Our alliance of southwest Florida gardeners is growing various types of food that appeal to the tastes of migrants from Haiti, Guatemala, and southern Mexico. Instead of being limited to standard food bank fare such as peanut butter and pasta or a few types of produce – i.e., zucchini and salad mix nearing expiration dates - we’re able to provide fresh mangoes, papayas, sweet potatoes, collard greens, okra, lettuce, cilantro, coconuts and much more.
In practice, our combined efforts are in recognition of food sovereignty, which is “the right of peoples to healthy and culturally appropriate food produced through ecologically sound and sustainable methods, and their right to define their own food and agriculture systems” (Declaration of Nyéléni, the first global forum on food sovereignty, Mali, 2007 – U.S. Food Sovereignty Alliance).
We believe that to truly “honor the hands of those who harvest your crops (Dolores Huerta)” that we must listen to the recommendations of our farmworker neighbors. These conversations not only lead us to nourishing food, but also interesting participatory activities.
For the past three years we have been growing and multiplying seed from a variety of Guatemalan corn shared by Maria, a Mayan who migrated to the U.S. decades ago. Her urban garden offers a fascinating glimpse into her own Akateko culture.
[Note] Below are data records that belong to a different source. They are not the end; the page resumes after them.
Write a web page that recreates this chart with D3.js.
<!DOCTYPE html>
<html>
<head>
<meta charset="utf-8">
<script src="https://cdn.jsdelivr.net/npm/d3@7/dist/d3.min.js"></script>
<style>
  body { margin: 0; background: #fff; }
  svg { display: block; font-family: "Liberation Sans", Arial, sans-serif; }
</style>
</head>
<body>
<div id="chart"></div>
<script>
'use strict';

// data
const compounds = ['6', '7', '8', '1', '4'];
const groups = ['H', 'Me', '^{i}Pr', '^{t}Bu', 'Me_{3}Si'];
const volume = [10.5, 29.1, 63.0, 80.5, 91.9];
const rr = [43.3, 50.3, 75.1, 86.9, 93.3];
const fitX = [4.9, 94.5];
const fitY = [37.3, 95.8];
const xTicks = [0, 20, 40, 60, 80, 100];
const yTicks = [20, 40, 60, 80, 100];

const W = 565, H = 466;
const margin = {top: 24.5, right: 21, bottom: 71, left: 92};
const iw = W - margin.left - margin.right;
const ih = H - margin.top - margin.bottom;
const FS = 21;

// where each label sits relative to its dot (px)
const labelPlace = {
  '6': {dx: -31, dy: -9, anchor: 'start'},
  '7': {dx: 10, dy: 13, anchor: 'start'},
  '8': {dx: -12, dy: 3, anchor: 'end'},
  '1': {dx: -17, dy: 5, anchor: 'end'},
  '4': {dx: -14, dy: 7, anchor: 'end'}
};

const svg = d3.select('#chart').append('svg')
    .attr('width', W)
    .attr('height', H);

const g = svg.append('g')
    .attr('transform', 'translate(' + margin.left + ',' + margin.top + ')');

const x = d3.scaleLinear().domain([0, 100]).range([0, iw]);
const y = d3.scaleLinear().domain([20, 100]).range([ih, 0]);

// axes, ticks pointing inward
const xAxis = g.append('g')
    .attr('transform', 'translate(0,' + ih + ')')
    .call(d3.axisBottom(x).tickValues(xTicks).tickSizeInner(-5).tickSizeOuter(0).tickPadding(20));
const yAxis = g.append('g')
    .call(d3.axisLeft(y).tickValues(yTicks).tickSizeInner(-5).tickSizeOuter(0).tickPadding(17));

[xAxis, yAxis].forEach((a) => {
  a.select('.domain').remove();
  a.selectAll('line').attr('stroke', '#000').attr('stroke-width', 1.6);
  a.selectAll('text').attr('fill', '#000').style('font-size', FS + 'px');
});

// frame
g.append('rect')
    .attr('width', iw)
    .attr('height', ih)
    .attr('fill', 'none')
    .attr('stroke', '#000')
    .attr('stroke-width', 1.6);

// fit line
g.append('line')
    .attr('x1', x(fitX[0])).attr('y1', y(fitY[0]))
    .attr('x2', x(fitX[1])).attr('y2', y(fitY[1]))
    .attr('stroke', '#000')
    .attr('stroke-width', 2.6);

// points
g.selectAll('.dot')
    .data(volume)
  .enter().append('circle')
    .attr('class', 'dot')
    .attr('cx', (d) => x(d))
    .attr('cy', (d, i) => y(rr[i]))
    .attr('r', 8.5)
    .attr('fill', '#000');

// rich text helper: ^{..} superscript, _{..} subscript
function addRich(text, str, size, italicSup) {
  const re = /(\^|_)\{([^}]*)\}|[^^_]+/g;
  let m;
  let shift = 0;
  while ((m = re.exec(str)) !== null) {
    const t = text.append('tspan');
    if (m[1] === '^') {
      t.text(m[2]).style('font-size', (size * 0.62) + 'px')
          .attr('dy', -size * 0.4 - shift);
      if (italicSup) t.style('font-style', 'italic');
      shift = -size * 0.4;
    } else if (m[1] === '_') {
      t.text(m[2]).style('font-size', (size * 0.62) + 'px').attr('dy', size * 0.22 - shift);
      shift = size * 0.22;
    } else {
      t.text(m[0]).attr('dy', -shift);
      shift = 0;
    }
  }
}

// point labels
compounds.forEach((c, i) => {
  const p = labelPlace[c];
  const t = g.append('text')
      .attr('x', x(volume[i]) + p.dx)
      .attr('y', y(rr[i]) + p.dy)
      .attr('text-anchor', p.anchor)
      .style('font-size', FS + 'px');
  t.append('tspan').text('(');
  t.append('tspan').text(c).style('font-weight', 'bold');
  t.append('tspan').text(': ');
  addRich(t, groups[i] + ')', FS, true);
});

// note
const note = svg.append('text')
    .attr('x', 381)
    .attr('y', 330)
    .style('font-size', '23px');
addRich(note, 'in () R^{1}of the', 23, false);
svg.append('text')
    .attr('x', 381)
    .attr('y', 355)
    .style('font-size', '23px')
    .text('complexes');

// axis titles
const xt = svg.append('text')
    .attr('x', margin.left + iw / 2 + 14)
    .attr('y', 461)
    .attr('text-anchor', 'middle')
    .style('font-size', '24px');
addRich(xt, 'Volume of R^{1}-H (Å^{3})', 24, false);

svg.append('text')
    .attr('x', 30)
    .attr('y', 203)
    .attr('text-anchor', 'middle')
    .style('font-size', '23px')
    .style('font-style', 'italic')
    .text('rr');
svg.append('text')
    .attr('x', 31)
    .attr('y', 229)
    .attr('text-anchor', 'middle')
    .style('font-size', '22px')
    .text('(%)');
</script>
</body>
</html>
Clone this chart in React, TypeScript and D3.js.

This past December we planted a small patch of this Guatemalan maize at NOFO Groves, a partner farm in North Ft. Myers. By April, this area of 950 square feet produced 102 pounds of shelled corn with 31 lbs. dedicated for seed use. The other 70 lbs. of grain were divided among three Immokalee households for evaluation as masa, with Cultivate Abundance also taking a share.
Masa is maize dough that has gone through the traditional nixtamalization process of soaking and cooking in an alkaline solution and removal of the hulls. After this overnight process was complete, we were ready to grind the maize into dough. Among our team, Maria and Marifrans were the experts, with Lupita and Kelly also quite familiar with masa production.
I was the bumbling greenhorn.
Although not present during the soaking, cooking and dehulling stage, I understand that there were very few issues. However, when the team was ready to grind the corn with the hand-operated molino that I bought at the flea market, there was drama as the grinder immediately broke.
Kelly and I were sent out in search of an adequate molino. One was eventually located at Mimi’s Piñatas in downtown Immokalee. After the new molino was delivered to the masa team at Misión Peniel, I retreated inside to shell some of the seed corn, hoping to avoid scorn as the new purchase was sure to end in disappointment.
To my surprise, the new molino did the job. A short while later, Lupita burst into the building and flung hot tortillas, fresh off the komal, at Pastor Miguel and I. Miguel, a tortilla connoisseur, immediately bit into his treat and declared it a success. Despite intentions to limit my carb intake that day, I also took a bite. In no more than a minute I had wolfed down the entire tortilla.
So why go to the trouble of growing rare Guatemalan maize, locating a decent molino, nixtamalizing, and grinding out the dough?
Fresh tortillas of course. And much more; including healthy food, fellowship, and respect for our farmworker heros.
After all, these are tortillas were made and eaten for the glory of God.